* THE EXERCISE
Quote the records in full and leave their pictures out.

START DATA TO USE

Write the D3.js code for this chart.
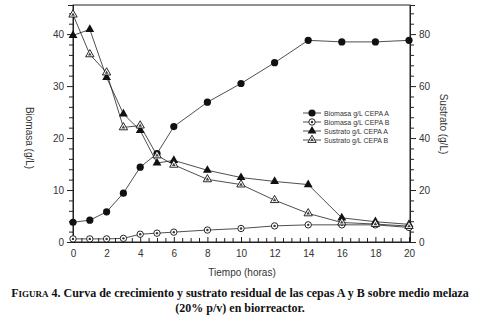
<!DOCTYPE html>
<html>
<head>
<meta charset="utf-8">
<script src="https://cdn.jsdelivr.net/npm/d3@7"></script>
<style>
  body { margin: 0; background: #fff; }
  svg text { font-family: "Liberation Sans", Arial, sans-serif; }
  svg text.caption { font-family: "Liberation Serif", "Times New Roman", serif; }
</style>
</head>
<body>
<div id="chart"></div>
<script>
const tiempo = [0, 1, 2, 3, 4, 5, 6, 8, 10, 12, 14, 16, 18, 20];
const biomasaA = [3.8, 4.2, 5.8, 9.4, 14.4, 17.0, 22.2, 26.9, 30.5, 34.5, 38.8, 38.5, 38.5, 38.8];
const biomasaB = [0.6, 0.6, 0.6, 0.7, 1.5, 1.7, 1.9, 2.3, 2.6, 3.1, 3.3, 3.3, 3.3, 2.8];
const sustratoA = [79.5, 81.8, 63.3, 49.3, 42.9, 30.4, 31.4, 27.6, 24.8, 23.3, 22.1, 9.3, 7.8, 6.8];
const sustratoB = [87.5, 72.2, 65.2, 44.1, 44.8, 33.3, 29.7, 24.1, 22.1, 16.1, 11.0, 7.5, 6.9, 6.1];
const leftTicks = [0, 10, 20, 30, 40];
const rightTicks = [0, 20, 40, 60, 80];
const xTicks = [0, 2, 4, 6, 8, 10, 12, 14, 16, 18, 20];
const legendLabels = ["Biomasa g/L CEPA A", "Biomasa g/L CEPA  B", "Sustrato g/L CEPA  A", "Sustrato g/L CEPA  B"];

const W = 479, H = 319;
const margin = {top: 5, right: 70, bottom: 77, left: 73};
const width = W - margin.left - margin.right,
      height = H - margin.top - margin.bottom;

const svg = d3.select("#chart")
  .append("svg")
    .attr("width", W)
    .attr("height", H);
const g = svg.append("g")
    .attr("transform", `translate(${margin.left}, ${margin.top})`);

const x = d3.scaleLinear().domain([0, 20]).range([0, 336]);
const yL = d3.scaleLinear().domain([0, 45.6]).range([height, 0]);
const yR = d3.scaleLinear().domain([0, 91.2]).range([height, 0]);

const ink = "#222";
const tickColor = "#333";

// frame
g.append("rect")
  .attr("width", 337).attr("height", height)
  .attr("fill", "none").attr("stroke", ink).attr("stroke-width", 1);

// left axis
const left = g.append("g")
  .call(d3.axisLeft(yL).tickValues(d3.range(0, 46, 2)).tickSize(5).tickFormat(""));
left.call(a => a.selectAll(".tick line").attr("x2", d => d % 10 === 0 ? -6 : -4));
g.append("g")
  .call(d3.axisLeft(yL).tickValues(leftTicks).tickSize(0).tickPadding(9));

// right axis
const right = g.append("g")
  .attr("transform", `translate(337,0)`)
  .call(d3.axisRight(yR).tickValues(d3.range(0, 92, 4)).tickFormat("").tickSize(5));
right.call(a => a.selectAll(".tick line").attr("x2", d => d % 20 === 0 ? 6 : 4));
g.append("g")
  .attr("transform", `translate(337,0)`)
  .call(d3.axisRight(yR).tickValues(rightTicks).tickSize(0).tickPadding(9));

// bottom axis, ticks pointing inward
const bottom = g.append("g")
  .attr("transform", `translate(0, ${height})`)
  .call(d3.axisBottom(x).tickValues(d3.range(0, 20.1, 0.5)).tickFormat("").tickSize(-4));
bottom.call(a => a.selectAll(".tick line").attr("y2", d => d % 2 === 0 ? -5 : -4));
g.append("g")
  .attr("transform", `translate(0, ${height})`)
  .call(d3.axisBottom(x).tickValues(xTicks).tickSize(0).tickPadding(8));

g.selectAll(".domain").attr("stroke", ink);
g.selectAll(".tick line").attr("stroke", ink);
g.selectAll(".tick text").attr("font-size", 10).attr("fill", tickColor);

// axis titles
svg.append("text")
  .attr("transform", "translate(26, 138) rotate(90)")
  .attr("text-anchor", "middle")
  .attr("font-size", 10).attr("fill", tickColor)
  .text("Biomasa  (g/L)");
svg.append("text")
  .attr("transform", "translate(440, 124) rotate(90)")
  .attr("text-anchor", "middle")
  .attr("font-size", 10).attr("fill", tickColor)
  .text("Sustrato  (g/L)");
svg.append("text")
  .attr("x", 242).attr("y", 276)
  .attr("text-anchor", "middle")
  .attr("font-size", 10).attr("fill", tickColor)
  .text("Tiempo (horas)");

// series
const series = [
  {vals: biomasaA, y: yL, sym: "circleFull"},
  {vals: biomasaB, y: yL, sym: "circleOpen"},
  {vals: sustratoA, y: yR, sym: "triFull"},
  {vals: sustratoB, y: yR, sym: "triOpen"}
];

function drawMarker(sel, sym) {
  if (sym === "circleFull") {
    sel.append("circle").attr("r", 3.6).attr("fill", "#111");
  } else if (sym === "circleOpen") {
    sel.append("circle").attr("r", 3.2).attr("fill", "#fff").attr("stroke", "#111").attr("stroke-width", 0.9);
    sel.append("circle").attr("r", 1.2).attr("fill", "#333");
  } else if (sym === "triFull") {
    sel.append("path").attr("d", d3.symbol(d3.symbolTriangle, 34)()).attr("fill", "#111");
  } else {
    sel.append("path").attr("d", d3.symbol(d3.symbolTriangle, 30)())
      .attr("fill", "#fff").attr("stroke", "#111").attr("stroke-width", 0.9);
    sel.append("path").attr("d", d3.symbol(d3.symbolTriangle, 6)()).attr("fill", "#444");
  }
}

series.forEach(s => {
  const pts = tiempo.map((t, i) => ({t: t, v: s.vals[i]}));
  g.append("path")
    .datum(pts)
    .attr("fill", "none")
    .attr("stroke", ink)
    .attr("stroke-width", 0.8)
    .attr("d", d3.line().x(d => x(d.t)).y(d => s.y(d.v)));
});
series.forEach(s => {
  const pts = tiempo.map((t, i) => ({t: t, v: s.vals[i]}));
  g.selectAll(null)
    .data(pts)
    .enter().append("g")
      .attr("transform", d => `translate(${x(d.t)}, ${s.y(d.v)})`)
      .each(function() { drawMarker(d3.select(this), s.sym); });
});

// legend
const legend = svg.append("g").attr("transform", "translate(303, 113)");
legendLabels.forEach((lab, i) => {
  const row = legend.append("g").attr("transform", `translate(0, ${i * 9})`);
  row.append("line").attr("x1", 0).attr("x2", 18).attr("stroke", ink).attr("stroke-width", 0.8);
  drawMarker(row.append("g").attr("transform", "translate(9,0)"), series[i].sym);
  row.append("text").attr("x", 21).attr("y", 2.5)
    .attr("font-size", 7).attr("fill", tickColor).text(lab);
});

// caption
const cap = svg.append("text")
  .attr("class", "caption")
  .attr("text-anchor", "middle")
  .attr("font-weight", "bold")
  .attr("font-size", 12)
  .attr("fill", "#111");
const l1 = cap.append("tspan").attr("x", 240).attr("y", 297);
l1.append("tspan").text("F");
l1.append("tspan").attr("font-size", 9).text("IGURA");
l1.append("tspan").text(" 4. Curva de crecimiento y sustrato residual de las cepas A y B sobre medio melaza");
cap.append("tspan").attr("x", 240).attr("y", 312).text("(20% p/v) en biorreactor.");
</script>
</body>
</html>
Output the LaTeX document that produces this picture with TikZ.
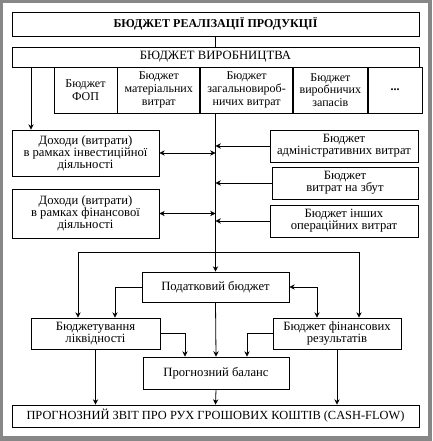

END DATA TO USE

* ANSWER TO THE PROBLEM
Write the D3.js code for this chart.
<!DOCTYPE html>
<html>
<head>
<meta charset="utf-8">
<script src="https://cdn.jsdelivr.net/npm/d3@7"></script>
<style>
  body { margin: 0; background: #fff; }
  svg text { font-family: "Liberation Sans", Arial, sans-serif; }
  svg text.caption { font-family: "Liberation Serif", "Times New Roman", serif; }
</style>
</head>
<body>
<div id="chart"></div>
<script>
const tiempo = [0, 1, 2, 3, 4, 5, 6, 8, 10, 12, 14, 16, 18, 20];
const biomasaA = [3.8, 4.2, 5.8, 9.4, 14.4, 17.0, 22.2, 26.9, 30.5, 34.5, 38.8, 38.5, 38.5, 38.8];
const biomasaB = [0.6, 0.6, 0.6, 0.7, 1.5, 1.7, 1.9, 2.3, 2.6, 3.1, 3.3, 3.3, 3.3, 2.8];
const sustratoA = [79.5, 81.8, 63.3, 49.3, 42.9, 30.4, 31.4, 27.6, 24.8, 23.3, 22.1, 9.3, 7.8, 6.8];
const sustratoB = [87.5, 72.2, 65.2, 44.1, 44.8, 33.3, 29.7, 24.1, 22.1, 16.1, 11.0, 7.5, 6.9, 6.1];
const leftTicks = [0, 10, 20, 30, 40];
const rightTicks = [0, 20, 40, 60, 80];
const xTicks = [0, 2, 4, 6, 8, 10, 12, 14, 16, 18, 20];
const legendLabels = ["Biomasa g/L CEPA A", "Biomasa g/L CEPA  B", "Sustrato g/L CEPA  A", "Sustrato g/L CEPA  B"];

const W = 479, H = 319;
const margin = {top: 5, right: 70, bottom: 77, left: 73};
const width = W - margin.left - margin.right,
      height = H - margin.top - margin.bottom;

const svg = d3.select("#chart")
  .append("svg")
    .attr("width", W)
    .attr("height", H);
const g = svg.append("g")
    .attr("transform", `translate(${margin.left}, ${margin.top})`);

const x = d3.scaleLinear().domain([0, 20]).range([0, 336]);
const yL = d3.scaleLinear().domain([0, 45.6]).range([height, 0]);
const yR = d3.scaleLinear().domain([0, 91.2]).range([height, 0]);

const ink = "#222";
const tickColor = "#333";

// frame
g.append("rect")
  .attr("width", 337).attr("height", height)
  .attr("fill", "none").attr("stroke", ink).attr("stroke-width", 1);

// left axis
const left = g.append("g")
  .call(d3.axisLeft(yL).tickValues(d3.range(0, 46, 2)).tickSize(5).tickFormat(""));
left.call(a => a.selectAll(".tick line").attr("x2", d => d % 10 === 0 ? -6 : -4));
g.append("g")
  .call(d3.axisLeft(yL).tickValues(leftTicks).tickSize(0).tickPadding(9));

// right axis
const right = g.append("g")
  .attr("transform", `translate(337,0)`)
  .call(d3.axisRight(yR).tickValues(d3.range(0, 92, 4)).tickFormat("").tickSize(5));
right.call(a => a.selectAll(".tick line").attr("x2", d => d % 20 === 0 ? 6 : 4));
g.append("g")
  .attr("transform", `translate(337,0)`)
  .call(d3.axisRight(yR).tickValues(rightTicks).tickSize(0).tickPadding(9));

// bottom axis, ticks pointing inward
const bottom = g.append("g")
  .attr("transform", `translate(0, ${height})`)
  .call(d3.axisBottom(x).tickValues(d3.range(0, 20.1, 0.5)).tickFormat("").tickSize(-4));
bottom.call(a => a.selectAll(".tick line").attr("y2", d => d % 2 === 0 ? -5 : -4));
g.append("g")
  .attr("transform", `translate(0, ${height})`)
  .call(d3.axisBottom(x).tickValues(xTicks).tickSize(0).tickPadding(8));

g.selectAll(".domain").attr("stroke", ink);
g.selectAll(".tick line").attr("stroke", ink);
g.selectAll(".tick text").attr("font-size", 10).attr("fill", tickColor);

// axis titles
svg.append("text")
  .attr("transform", "translate(26, 138) rotate(90)")
  .attr("text-anchor", "middle")
  .attr("font-size", 10).attr("fill", tickColor)
  .text("Biomasa  (g/L)");
svg.append("text")
  .attr("transform", "translate(440, 124) rotate(90)")
  .attr("text-anchor", "middle")
  .attr("font-size", 10).attr("fill", tickColor)
  .text("Sustrato  (g/L)");
svg.append("text")
  .attr("x", 242).attr("y", 276)
  .attr("text-anchor", "middle")
  .attr("font-size", 10).attr("fill", tickColor)
  .text("Tiempo (horas)");

// series
const series = [
  {vals: biomasaA, y: yL, sym: "circleFull"},
  {vals: biomasaB, y: yL, sym: "circleOpen"},
  {vals: sustratoA, y: yR, sym: "triFull"},
  {vals: sustratoB, y: yR, sym: "triOpen"}
];

function drawMarker(sel, sym) {
  if (sym === "circleFull") {
    sel.append("circle").attr("r", 3.6).attr("fill", "#111");
  } else if (sym === "circleOpen") {
    sel.append("circle").attr("r", 3.2).attr("fill", "#fff").attr("stroke", "#111").attr("stroke-width", 0.9);
    sel.append("circle").attr("r", 1.2).attr("fill", "#333");
  } else if (sym === "triFull") {
    sel.append("path").attr("d", d3.symbol(d3.symbolTriangle, 34)()).attr("fill", "#111");
  } else {
    sel.append("path").attr("d", d3.symbol(d3.symbolTriangle, 30)())
      .attr("fill", "#fff").attr("stroke", "#111").attr("stroke-width", 0.9);
    sel.append("path").attr("d", d3.symbol(d3.symbolTriangle, 6)()).attr("fill", "#444");
  }
}

series.forEach(s => {
  const pts = tiempo.map((t, i) => ({t: t, v: s.vals[i]}));
  g.append("path")
    .datum(pts)
    .attr("fill", "none")
    .attr("stroke", ink)
    .attr("stroke-width", 0.8)
    .attr("d", d3.line().x(d => x(d.t)).y(d => s.y(d.v)));
});
series.forEach(s => {
  const pts = tiempo.map((t, i) => ({t: t, v: s.vals[i]}));
  g.selectAll(null)
    .data(pts)
    .enter().append("g")
      .attr("transform", d => `translate(${x(d.t)}, ${s.y(d.v)})`)
      .each(function() { drawMarker(d3.select(this), s.sym); });
});

// legend
const legend = svg.append("g").attr("transform", "translate(303, 113)");
legendLabels.forEach((lab, i) => {
  const row = legend.append("g").attr("transform", `translate(0, ${i * 9})`);
  row.append("line").attr("x1", 0).attr("x2", 18).attr("stroke", ink).attr("stroke-width", 0.8);
  drawMarker(row.append("g").attr("transform", "translate(9,0)"), series[i].sym);
  row.append("text").attr("x", 21).attr("y", 2.5)
    .attr("font-size", 7).attr("fill", tickColor).text(lab);
});

// caption
const cap = svg.append("text")
  .attr("class", "caption")
  .attr("text-anchor", "middle")
  .attr("font-weight", "bold")
  .attr("font-size", 12)
  .attr("fill", "#111");
const l1 = cap.append("tspan").attr("x", 240).attr("y", 297);
l1.append("tspan").text("F");
l1.append("tspan").attr("font-size", 9).text("IGURA");
l1.append("tspan").text(" 4. Curva de crecimiento y sustrato residual de las cepas A y B sobre medio melaza");
cap.append("tspan").attr("x", 240).attr("y", 312).text("(20% p/v) en biorreactor.");
</script>
</body>
</html>
Output the LaTeX document that produces this picture with TikZ.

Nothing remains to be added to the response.